* [RAW DATA]:
/---

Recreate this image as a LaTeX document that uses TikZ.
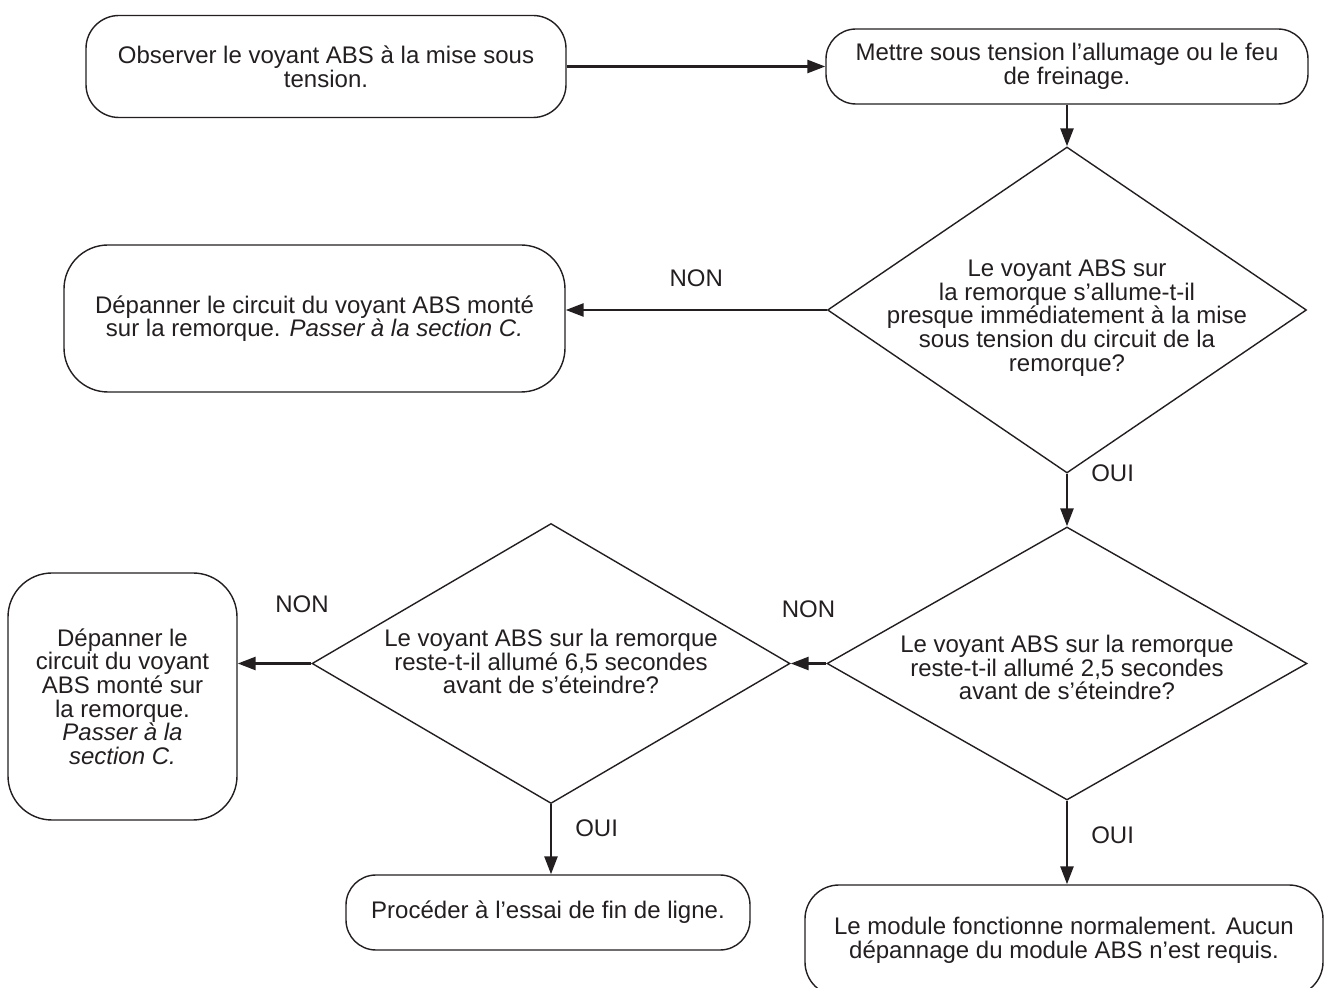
\documentclass[tikz,border=0pt]{standalone}
\usepackage{fontspec}
\setmainfont{Liberation Sans}
\usepackage{tikz}
\usetikzlibrary{shapes.geometric,arrows.meta,positioning}
\definecolor{ink}{RGB}{35,31,32}

\begin{document}
\begin{tikzpicture}[
  x=0.5pt,y=-0.5pt,
  font=\fontsize{12pt}{11.8pt}\selectfont,
  box/.style={rounded corners=16pt,draw=ink,line width=0.7pt,text=ink,
              align=center,inner sep=0pt},
  dia/.style={diamond,draw=ink,line width=0.7pt,inner sep=0pt},
  qtxt/.style={align=center,text=ink,inner sep=0pt},
  lbl/.style={text=ink,inner sep=0pt},
  arr/.style={-{Triangle[length=9pt,width=6.5pt]},line width=1.3pt,draw=ink}]

  \useasboundingbox (0,0) rectangle (1329,988);

  % boxes
  \node[box,minimum width=240pt,minimum height=51pt,rounded corners=16.5pt] (obs) at (326,66.5)
    {Observer le voyant ABS à la mise sous\\tension.};
  \node[box,minimum width=241pt,minimum height=37.5pt,rounded corners=15pt] (mettre) at (1067,66.5)
    {Mettre sous tension l’allumage ou le feu\\de freinage.};
  \node[box,minimum width=250.5pt,minimum height=73.5pt,rounded corners=22pt] (dep1) at (314.5,318.5)
    {Dépanner le circuit du voyant ABS monté\\sur la remorque. \textit{Passer à la section C.}};
  \node[box,minimum width=114.5pt,minimum height=123.5pt,rounded corners=22pt] (dep2) at (122.5,696.5)
    {Dépanner le\\circuit du voyant\\ABS monté sur\\la remorque.\\\textit{Passer à la}\\\textit{section C.}};
  \node[box,minimum width=202pt,minimum height=37.5pt,rounded corners=15pt] (fin) at (548,912.5)
    {Procéder à l’essai de fin de ligne.};
  \node[box,minimum width=259pt,minimum height=55.5pt,rounded corners=17pt] (ok) at (1064,940.5)
    {Le module fonctionne normalement. Aucun\\dépannage du module ABS n’est requis.};

  % questions
  \node[dia,minimum width=239.5pt,minimum height=163pt,
        label={[qtxt,yshift=-4pt]center:Le voyant ABS sur\\la remorque s’allume-t-il\\presque immédiatement à la mise\\sous tension du circuit de la\\remorque?}]
    (d1) at (1067,310) {};
  \node[dia,minimum width=240pt,minimum height=136.5pt,
        label={[qtxt,yshift=-2pt]center:Le voyant ABS sur la remorque\\reste-t-il allumé 2,5 secondes\\avant de s’éteindre?}]
    (d2) at (1067,663.5) {};
  \node[dia,minimum width=239pt,minimum height=140pt,
        label={[qtxt,yshift=1pt]center:Le voyant ABS sur la remorque\\reste-t-il allumé 6,5 secondes\\avant de s’éteindre?}]
    (d3) at (551,663.5) {};

  \draw[arr] (obs) -- (mettre);
  \draw[arr] (mettre) -- (d1);
  \draw[arr] (d1.west) -- node[lbl,above=11pt]{NON} (d1.west -| dep1.east);
  \draw[arr] (d1.south) -- node[lbl,pos=0,right=11.5pt]{OUI} (d2.north);
  \draw[arr] (d2.west) -- node[lbl,above=22pt]{NON} (d3.east);
  \draw[arr] (d3.west) -- node[lbl,above=24.5pt,xshift=13.75pt]{NON} (d3.west -| dep2.east);
  \draw[arr] (d3.south) -- node[lbl,pos=0.34,right=11.5pt]{OUI} (d3.south |- fin.north);
  \draw[arr] (d2.south) -- node[lbl,pos=0.41,right=11.5pt]{OUI} (d2.south |- ok.north);
\end{tikzpicture}
\end{document}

\---

* [DO THIS]: Restate the whole listing above exactly, please, omitting every image.

* [RESULT OF THE TASK]:
Recreate this image as a LaTeX document that uses TikZ.
\documentclass[tikz,border=0pt]{standalone}
\usepackage{fontspec}
\setmainfont{Liberation Sans}
\usepackage{tikz}
\usetikzlibrary{shapes.geometric,arrows.meta,positioning}
\definecolor{ink}{RGB}{35,31,32}

\begin{document}
\begin{tikzpicture}[
  x=0.5pt,y=-0.5pt,
  font=\fontsize{12pt}{11.8pt}\selectfont,
  box/.style={rounded corners=16pt,draw=ink,line width=0.7pt,text=ink,
              align=center,inner sep=0pt},
  dia/.style={diamond,draw=ink,line width=0.7pt,inner sep=0pt},
  qtxt/.style={align=center,text=ink,inner sep=0pt},
  lbl/.style={text=ink,inner sep=0pt},
  arr/.style={-{Triangle[length=9pt,width=6.5pt]},line width=1.3pt,draw=ink}]

  \useasboundingbox (0,0) rectangle (1329,988);

  % boxes
  \node[box,minimum width=240pt,minimum height=51pt,rounded corners=16.5pt] (obs) at (326,66.5)
    {Observer le voyant ABS à la mise sous\\tension.};
  \node[box,minimum width=241pt,minimum height=37.5pt,rounded corners=15pt] (mettre) at (1067,66.5)
    {Mettre sous tension l’allumage ou le feu\\de freinage.};
  \node[box,minimum width=250.5pt,minimum height=73.5pt,rounded corners=22pt] (dep1) at (314.5,318.5)
    {Dépanner le circuit du voyant ABS monté\\sur la remorque. \textit{Passer à la section C.}};
  \node[box,minimum width=114.5pt,minimum height=123.5pt,rounded corners=22pt] (dep2) at (122.5,696.5)
    {Dépanner le\\circuit du voyant\\ABS monté sur\\la remorque.\\\textit{Passer à la}\\\textit{section C.}};
  \node[box,minimum width=202pt,minimum height=37.5pt,rounded corners=15pt] (fin) at (548,912.5)
    {Procéder à l’essai de fin de ligne.};
  \node[box,minimum width=259pt,minimum height=55.5pt,rounded corners=17pt] (ok) at (1064,940.5)
    {Le module fonctionne normalement. Aucun\\dépannage du module ABS n’est requis.};

  % questions
  \node[dia,minimum width=239.5pt,minimum height=163pt,
        label={[qtxt,yshift=-4pt]center:Le voyant ABS sur\\la remorque s’allume-t-il\\presque immédiatement à la mise\\sous tension du circuit de la\\remorque?}]
    (d1) at (1067,310) {};
  \node[dia,minimum width=240pt,minimum height=136.5pt,
        label={[qtxt,yshift=-2pt]center:Le voyant ABS sur la remorque\\reste-t-il allumé 2,5 secondes\\avant de s’éteindre?}]
    (d2) at (1067,663.5) {};
  \node[dia,minimum width=239pt,minimum height=140pt,
        label={[qtxt,yshift=1pt]center:Le voyant ABS sur la remorque\\reste-t-il allumé 6,5 secondes\\avant de s’éteindre?}]
    (d3) at (551,663.5) {};

  \draw[arr] (obs) -- (mettre);
  \draw[arr] (mettre) -- (d1);
  \draw[arr] (d1.west) -- node[lbl,above=11pt]{NON} (d1.west -| dep1.east);
  \draw[arr] (d1.south) -- node[lbl,pos=0,right=11.5pt]{OUI} (d2.north);
  \draw[arr] (d2.west) -- node[lbl,above=22pt]{NON} (d3.east);
  \draw[arr] (d3.west) -- node[lbl,above=24.5pt,xshift=13.75pt]{NON} (d3.west -| dep2.east);
  \draw[arr] (d3.south) -- node[lbl,pos=0.34,right=11.5pt]{OUI} (d3.south |- fin.north);
  \draw[arr] (d2.south) -- node[lbl,pos=0.41,right=11.5pt]{OUI} (d2.south |- ok.north);
\end{tikzpicture}
\end{document}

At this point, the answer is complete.